* Exercise directions: Print, please, exactly and only the lines between the line holding "Write a Python" and the line holding "the top edge", inclusive, omitting any pictures.

* Data excerpts:
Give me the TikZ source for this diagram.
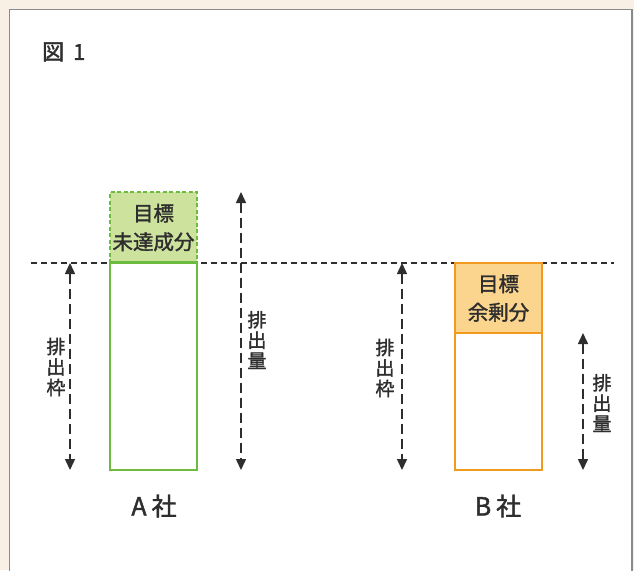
\documentclass[tikz,border=0pt]{standalone}
\usepackage{fontspec}
\setmainfont{Noto Sans CJK JP}
\newfontfamily\medfont{Noto Sans CJK JP}[UprightFeatures={FakeBold=1.6}]
\usetikzlibrary{arrows.meta}
\definecolor{bgbeige}{HTML}{F8F0E5}
\definecolor{framegray}{HTML}{8A8A8A}
\definecolor{txtgray}{HTML}{2E2E2E}
\definecolor{grnline}{HTML}{6DBB3F}
\definecolor{grnfill}{HTML}{CDE29C}
\definecolor{orgline}{HTML}{F29A20}
\definecolor{orgfill}{HTML}{FBD48E}
\tikzset{
  boxbase/.style={minimum width=87pt, inner sep=0pt, line width=2pt, text=txtgray, align=center, font=\medfont\fontsize{20.5}{28.5}\selectfont},
  dimarrow/.style={draw=txtgray, line width=1.5pt, dash pattern=on 10pt off 5pt, {Triangle[width=10pt,length=11pt]}-{Triangle[width=10pt,length=11pt]}},
  vlabel/.style={text=txtgray, align=center, inner sep=0pt, font=\medfont\fontsize{19}{20.5}\selectfont},
  company/.style={text=txtgray, font=\medfont\fontsize{25}{28}\selectfont, inner sep=0pt},
}
\begin{document}
\begin{tikzpicture}[x=1pt,y=-1pt]
\useasboundingbox (0,0) rectangle (634,570);
\fill[bgbeige] (0,0) rectangle (634,570);
\draw[framegray, fill=white, line width=1.2pt] (9.5,9.5) rectangle (632,590);
\node[company, anchor=west, font=\medfont\fontsize{22}{26}\selectfont] (title) at (42,52) {図\hspace{9pt}1};
% baseline
\coordinate (hl) at (31,263);
\coordinate (hr) at (614,263);
\draw[txtgray, line width=1.1pt, dash pattern=on 6pt off 4pt] (hl) -- (hr);
% company A
\node[boxbase, draw=grnline, fill=white, minimum height=207pt] (Alow) at (153.5,366.5) {};
\node[boxbase, draw=grnline, fill=grnfill, dashed, dash pattern=on 4pt off 2.5pt, minimum height=71pt] (Atop) at (153.5,227.5) {目標\\未達成分};
\draw[grnline, line width=2pt] (Alow.north west) -- (Alow.north east);
\coordinate (A1t) at (70,263);
\coordinate (A1b) at (70,470);
\draw[dimarrow] (A1t) -- (A1b);
\node[vlabel] (A1l) at (56,367) {排\\出\\枠};
\coordinate (A2t) at (241,192);
\coordinate (A2b) at (241,470);
\draw[dimarrow] (A2t) -- (A2b);
\node[vlabel] (A2l) at (257,340) {排\\出\\量};
\node[company] (Aname) at (154,506) {A\hspace{5pt}社};
% company B
\node[boxbase, draw=orgline, fill=white, minimum height=137pt] (Blow) at (498.5,401.5) {};
\node[boxbase, draw=orgline, fill=orgfill, minimum height=70pt] (Btop) at (498.5,298) {目標\\余剰分};
\coordinate (B1t) at (402,263);
\coordinate (B1b) at (402,470);
\draw[dimarrow] (B1t) -- (B1b);
\node[vlabel] (B1l) at (385,368) {排\\出\\枠};
\coordinate (B2t) at (583,333);
\coordinate (B2b) at (583,470);
\draw[dimarrow] (B2t) -- (B2b);
\node[vlabel] (B2l) at (602,403) {排\\出\\量};
\node[company] (Bname) at (498,506) {B\hspace{5pt}社};
\end{tikzpicture}
\end{document}
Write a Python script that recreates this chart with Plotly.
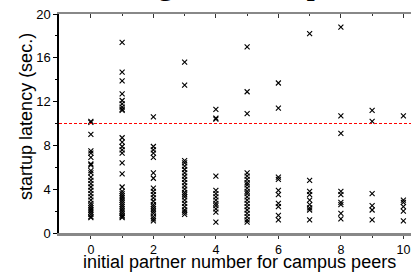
import plotly.graph_objects as go

# startup latency (sec.) observed for each initial partner number
partner_numbers = list(range(11))
lat_p0 = [10.2, 10.1, 9.0, 7.5, 7.3, 6.9, 6.3, 6.2, 5.7, 5.5, 5.1, 4.8, 4.5, 4.2,
          3.9, 3.6, 3.3, 3.0, 2.7, 2.5, 2.3, 2.1, 1.9, 1.7, 1.5, 1.4]
lat_p1 = [17.4, 14.7, 13.9, 12.7, 12.1, 11.8, 11.5, 11.3, 11.2,
          8.7, 8.3, 7.9, 7.6, 7.3, 6.4, 5.4, 4.2, 3.8, 3.6, 3.4, 3.2, 3.0,
          2.8, 2.6, 2.4, 2.2, 2.0, 1.8, 1.6, 1.5, 1.4]
lat_p2 = [10.6, 7.9, 7.6, 7.3, 6.9, 5.5, 5.0, 4.1, 3.8, 3.5, 3.2, 2.9, 2.6,
          2.4, 2.2, 2.0, 1.8, 1.5, 1.3, 1.1]
lat_p3 = [15.6, 13.5, 6.6, 6.4, 6.1, 5.8, 5.5, 5.2, 4.9, 4.6, 4.3, 4.0, 3.7,
          3.5, 3.3, 3.0, 2.7, 2.4, 2.1, 1.9, 1.7]
lat_p4 = [11.3, 10.5, 10.4, 5.2, 3.9, 3.6, 3.3, 3.0, 2.7, 2.5, 2.2, 1.9, 1.0]
lat_p5 = [17.0, 12.9, 10.9, 5.5, 5.2, 4.9, 4.6, 4.4, 4.1, 3.8, 3.6, 3.3, 3.0,
          2.7, 2.4, 2.1, 1.8, 1.5, 1.2, 1.0]
lat_p6 = [13.7, 11.4, 5.1, 4.9, 3.9, 3.5, 2.7, 2.4, 1.6, 1.2]
lat_p7 = [18.2, 4.8, 3.8, 3.5, 3.0, 2.6, 2.3, 2.1, 1.2]
lat_p8 = [18.8, 10.7, 9.1, 3.8, 3.5, 2.8, 2.6, 1.8, 1.3]
lat_p9 = [11.2, 10.2, 3.6, 2.5, 2.1, 1.2]
lat_p10 = [10.7, 3.0, 2.8, 2.4, 2.0, 1.1]
threshold = 10
x_ticks = [0, 2, 4, 6, 8, 10]
y_ticks = [0, 4, 8, 12, 16, 20]
caption_text = "Fig. 9. Startup"  # caption cut off at the top edge

columns = [lat_p0, lat_p1, lat_p2, lat_p3, lat_p4, lat_p5,
           lat_p6, lat_p7, lat_p8, lat_p9, lat_p10]
xs, ys = [], []
for n, vals in zip(partner_numbers, columns):
    xs += [n] * len(vals)
    ys += vals

xr = [-1.02, 10.5]
font = "Liberation Sans, Arial, sans-serif"
fig = go.Figure()
# threshold line, drawn across the whole (top) axis range
fig.add_trace(go.Scatter(x=xr, y=[threshold, threshold], mode="lines",
                         xaxis="x2", yaxis="y",
                         line=dict(color="#ff0000", width=1.1, dash="3px,2px"),
                         showlegend=False, hoverinfo="skip"))
fig.add_trace(go.Scatter(
    x=xs, y=ys, mode="markers",
    marker=dict(symbol="x-thin", size=5, color="black",
                line=dict(color="black", width=1.1)),
    showlegend=False, hoverinfo="skip"))

fig.add_annotation(text=caption_text, xref="paper", yref="paper",
                   x=0.19, y=1.05, xanchor="left", yanchor="bottom",
                   showarrow=False,
                   font=dict(family="Liberation Serif, Times New Roman, serif",
                             size=34, color="black"))
fig.add_annotation(text="startup latency (sec.)", xref="paper", yref="paper",
                   x=-0.092, y=0.534, xanchor="center", yanchor="middle",
                   textangle=-90, showarrow=False,
                   font=dict(family=font, size=18, color="black"))
fig.add_annotation(text="initial partner number for campus peers",
                   xref="paper", yref="paper",
                   x=0.5, y=-0.132, xanchor="center", yanchor="middle",
                   showarrow=False,
                   font=dict(family=font, size=18, color="black"))

fig.update_layout(
    width=419, height=276,
    margin=dict(l=59, r=0, t=14, b=43),
    paper_bgcolor="white", plot_bgcolor="white",
    font=dict(family=font, size=13, color="black"),
    xaxis=dict(range=xr, tickmode="array", tickvals=x_ticks,
               showgrid=False, zeroline=False,
               showline=True, linecolor="#888888", linewidth=2.5,
               ticks="outside", ticklen=3, tickwidth=1, tickcolor="#333333",
               minor=dict(tickvals=[1, 3, 5, 7, 9], ticks="outside",
                          ticklen=2, tickwidth=1, tickcolor="#333333"),
               tickfont=dict(size=12.5)),
    xaxis2=dict(range=xr, overlaying="x", side="top", anchor="y",
                tickmode="array", tickvals=x_ticks,
                showticklabels=False, showgrid=False, zeroline=False,
                showline=True, linecolor="#888888", linewidth=1.5,
                ticks="inside", ticklen=4, tickwidth=1, tickcolor="#333333",
                minor=dict(tickvals=[-1, 1, 3, 5, 7, 9], ticks="inside",
                           ticklen=2, tickwidth=1, tickcolor="#333333")),
    yaxis=dict(range=[0, 20], tickmode="array", tickvals=y_ticks,
               showgrid=False, zeroline=False,
               showline=True, linecolor="black", linewidth=1.5,
               ticks="outside", ticklen=4, tickwidth=1, tickcolor="black",
               minor=dict(tickvals=[2, 6, 10, 14, 18], ticks="outside",
                          ticklen=2, tickwidth=1, tickcolor="black"),
               tickfont=dict(size=13)),
)
fig.write_html("out.html", config={"displayModeBar": False},
               post_script="document.body.style.margin='0';"
                           "document.body.style.overflow='hidden';")
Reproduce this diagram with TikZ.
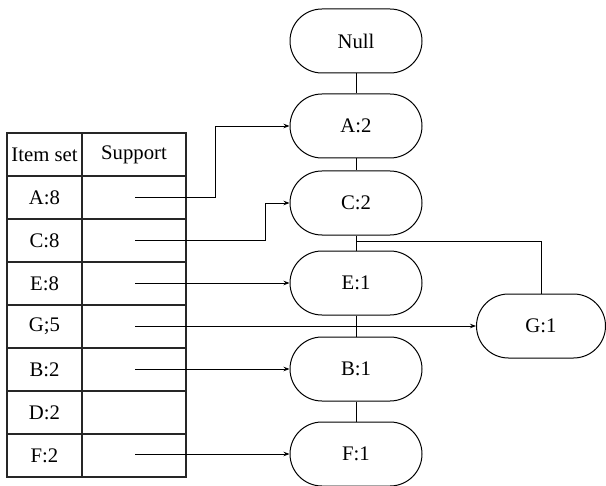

* Finished answer:
Write a Python script that recreates this chart with Plotly.
import plotly.graph_objects as go

# startup latency (sec.) observed for each initial partner number
partner_numbers = list(range(11))
lat_p0 = [10.2, 10.1, 9.0, 7.5, 7.3, 6.9, 6.3, 6.2, 5.7, 5.5, 5.1, 4.8, 4.5, 4.2,
          3.9, 3.6, 3.3, 3.0, 2.7, 2.5, 2.3, 2.1, 1.9, 1.7, 1.5, 1.4]
lat_p1 = [17.4, 14.7, 13.9, 12.7, 12.1, 11.8, 11.5, 11.3, 11.2,
          8.7, 8.3, 7.9, 7.6, 7.3, 6.4, 5.4, 4.2, 3.8, 3.6, 3.4, 3.2, 3.0,
          2.8, 2.6, 2.4, 2.2, 2.0, 1.8, 1.6, 1.5, 1.4]
lat_p2 = [10.6, 7.9, 7.6, 7.3, 6.9, 5.5, 5.0, 4.1, 3.8, 3.5, 3.2, 2.9, 2.6,
          2.4, 2.2, 2.0, 1.8, 1.5, 1.3, 1.1]
lat_p3 = [15.6, 13.5, 6.6, 6.4, 6.1, 5.8, 5.5, 5.2, 4.9, 4.6, 4.3, 4.0, 3.7,
          3.5, 3.3, 3.0, 2.7, 2.4, 2.1, 1.9, 1.7]
lat_p4 = [11.3, 10.5, 10.4, 5.2, 3.9, 3.6, 3.3, 3.0, 2.7, 2.5, 2.2, 1.9, 1.0]
lat_p5 = [17.0, 12.9, 10.9, 5.5, 5.2, 4.9, 4.6, 4.4, 4.1, 3.8, 3.6, 3.3, 3.0,
          2.7, 2.4, 2.1, 1.8, 1.5, 1.2, 1.0]
lat_p6 = [13.7, 11.4, 5.1, 4.9, 3.9, 3.5, 2.7, 2.4, 1.6, 1.2]
lat_p7 = [18.2, 4.8, 3.8, 3.5, 3.0, 2.6, 2.3, 2.1, 1.2]
lat_p8 = [18.8, 10.7, 9.1, 3.8, 3.5, 2.8, 2.6, 1.8, 1.3]
lat_p9 = [11.2, 10.2, 3.6, 2.5, 2.1, 1.2]
lat_p10 = [10.7, 3.0, 2.8, 2.4, 2.0, 1.1]
threshold = 10
x_ticks = [0, 2, 4, 6, 8, 10]
y_ticks = [0, 4, 8, 12, 16, 20]
caption_text = "Fig. 9. Startup"  # caption cut off at the top edge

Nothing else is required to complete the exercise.